Football clubs, individual players and online influencers have been promoting crypto products including “fan tokens” and digital artworks. They are lightly regulated in the UK despite the similarites with speculative investments and gambling games, both of which are tightly controlled by the authorities.
No agency is directly responsible for the regulation of crypto assets, with only the Advertising Standards Authority (ASA) taking a proactive stance in stamping out abusive practices in the industry.
But MPs and campaigners are calling for the Government to do more in the coming months, including by taking crypto into the scope of the upcoming comprehensive gambling review, and the Financial Conduct Authority (FCA) is understood to be keen to gain additional powers to investigate the sector.
In addition to well-known cryptocurrencies such as Bitcoin and Ether, there are dozens of smaller “coins” which are rarely used for payment but are usually bought by investors who are speculating that they will increase in value over time.
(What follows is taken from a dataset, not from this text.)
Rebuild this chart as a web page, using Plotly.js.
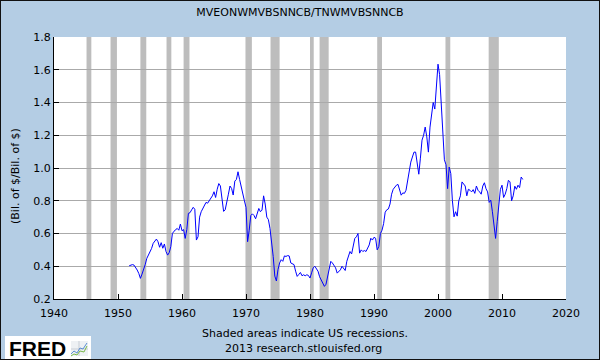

NFTs use the same blockchain technology as cryptocurrencies to prove individual ownership of items such as digital images. i revealed in November that experts fear football fans risk losing money by investing in NFTs which are promoted by stars such as Wayne Rooney and John Terry.
Arsenal was recently rebuked by the ASA for advertising fan tokens which are said to be a way for supporters to gain a stake in the club, but provide few concrete benefits and have been falling in value.
Conservative MP Richard Holden told i: “It is the Wild West, this grey area between highly leveraged financial investments on the one hand and these products which could quite easily and sensibly be considered to be gambling. There needs to be a clear differentiation there in order to protect people.”
Matt Zarb-Cousin, a former Jeremy Corbyn aide and campaigner for gambling protection, added: “It is one thing for football clubs to market gambling to fans, which could lead to people destroying their lives as a consequence, but I think it’s on another level, it’s even worse to be offering a way into cryptocurrency through the pretence of empowering them in effectively a completely unregulated area. There’s clearly massive issues that are being stored up.”
The Treasury is preparing its response to a consultation which closed in 2020 about how best to regulate the industry. A spokesperson said: “We are taking action to protect consumers in response to the development of certain cryptoassets. This includes consulting on proposals to ensure cryptoasset promotions are fair, clear and not misleading and that crypto assets meet the same high standards expected of other payment methods.”
The FCA is only empowered to regulate crypto assets if there is a danger of their breaching money laundering or terror laws. The agency said: “Given the lack of regulatory protections and the highly speculative nature of crypto investment, we have consistently warned that people should be prepared to lose all their money.”
The ASA said: “Crypto assets have exploded in popularity in recent years, but there’s a real danger that people may be drawn in to invest life savings that they later lose based on poor understanding. We recognise the important role we play in regulating ads to ensure they don’t mislead consumers about a product’s risks or act irresponsibly in their promotion.” It will shortly be publishing new guidance to companies on how they can market the assets without breaking the rules.